Substance use is a versatile activity, continuously spreading to new types of situations and contexts involving new substances and habits. In new and old user settings negotiations take place regarding the proper, risky, good, joyful, dangerous, or efficient way of acting. An important objective of substance use research is to keep track of and describe substance use and its logics, and so it must follow the prevalence of substances – new and old – in all user milieus, cultures, and contexts. In this issue of Nordic Studies on Alcohol and Drugs, readers will find new research on user contexts as well as the annually published Nordic alcohol statistics, this time for the period 2010–2015 (Hellman & Kettunen, 2017).
Warne, Sinadinovic, Berman, Källmén, and Vinberg (2017) report results from their study on employees at ski resorts in northern Sweden. These resorts are a typical Nordic winter holiday milieu: millions of tourists visit resorts in Sweden, Norway, and Finland annually; Norway alone has more than 200 alpine ski resorts. In the most northern resorts, the winter sports season continues well into May. As in other alpine ski resorts in the world, the Nordic ones are filled with night life and other substance-use opportunities – as are the corresponding summer vacation resorts in southern Europe.

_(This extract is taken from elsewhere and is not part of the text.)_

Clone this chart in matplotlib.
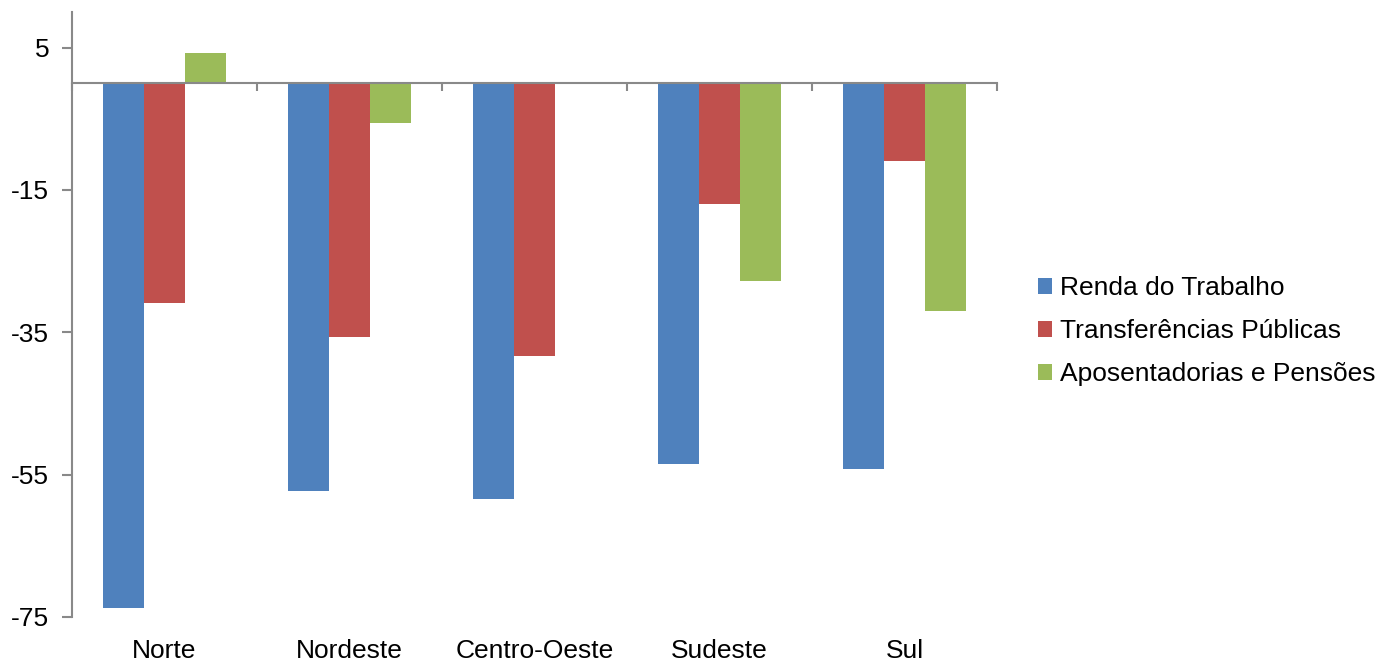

While Nordic ski resorts are large seasonal night-time economies, there has not been much research on them as substance-use milieus. Previous research has shown that employees at tourist resorts tend to represent a high-risk population in terms of use of alcohol, drugs, and other negative lifestyle behaviours such as risky sexual conduct. Warne and colleagues (2017) proceeded with a questionnaire for ski resort employees, surveying different aspects of alcohol and drug use, psychosocial working conditions, and health. Compared to the general population, the ski resort employees scored higher on the AUDIT (Alcohol Use Disorders Identification Test) in all age groups except for men aged 35+ years. Furthermore, men in the 18–24 years age group scored higher on the corresponding test for drug use disorders identification.
The prevalence of risky alcohol and drug use was higher among seasonally employed individuals than among those who were employed all year round. Certain variables seemed to highly influence risky alcohol and drug consumption, such as having co-workers/friends who were often inebriated, while those who lived together with colleagues were more likely to report risky consumption of alcohol than were employees in other circumstances. The findings are in line with previous research about descriptive norms of drinking behaviours during and after work. People who work together tend to have the same kind of everyday habits in a common reference milieu and identify with each other through these everyday patterns. Spending time out together serves important functions of stress relief and fun.
Virtual use cultures
A substance use culture which is not spatially fixed is the online use culture. Interactive online platforms open up a whole new world for discovering, buying, and discussing drugs. Online communities also offer researchers possibilities to study drug users’ milieus from within a user-negotiation perspective while sitting in front of their computer screens. Before the internet, the inventory into reasons and negotiations underpinning drug use demanded research designs that either observed or asked substance users about the praxis and meanings attached to their drug use. New media platforms such as discussion forums offer access to more-or-less natural and direct speech on intoxicants and their use logics.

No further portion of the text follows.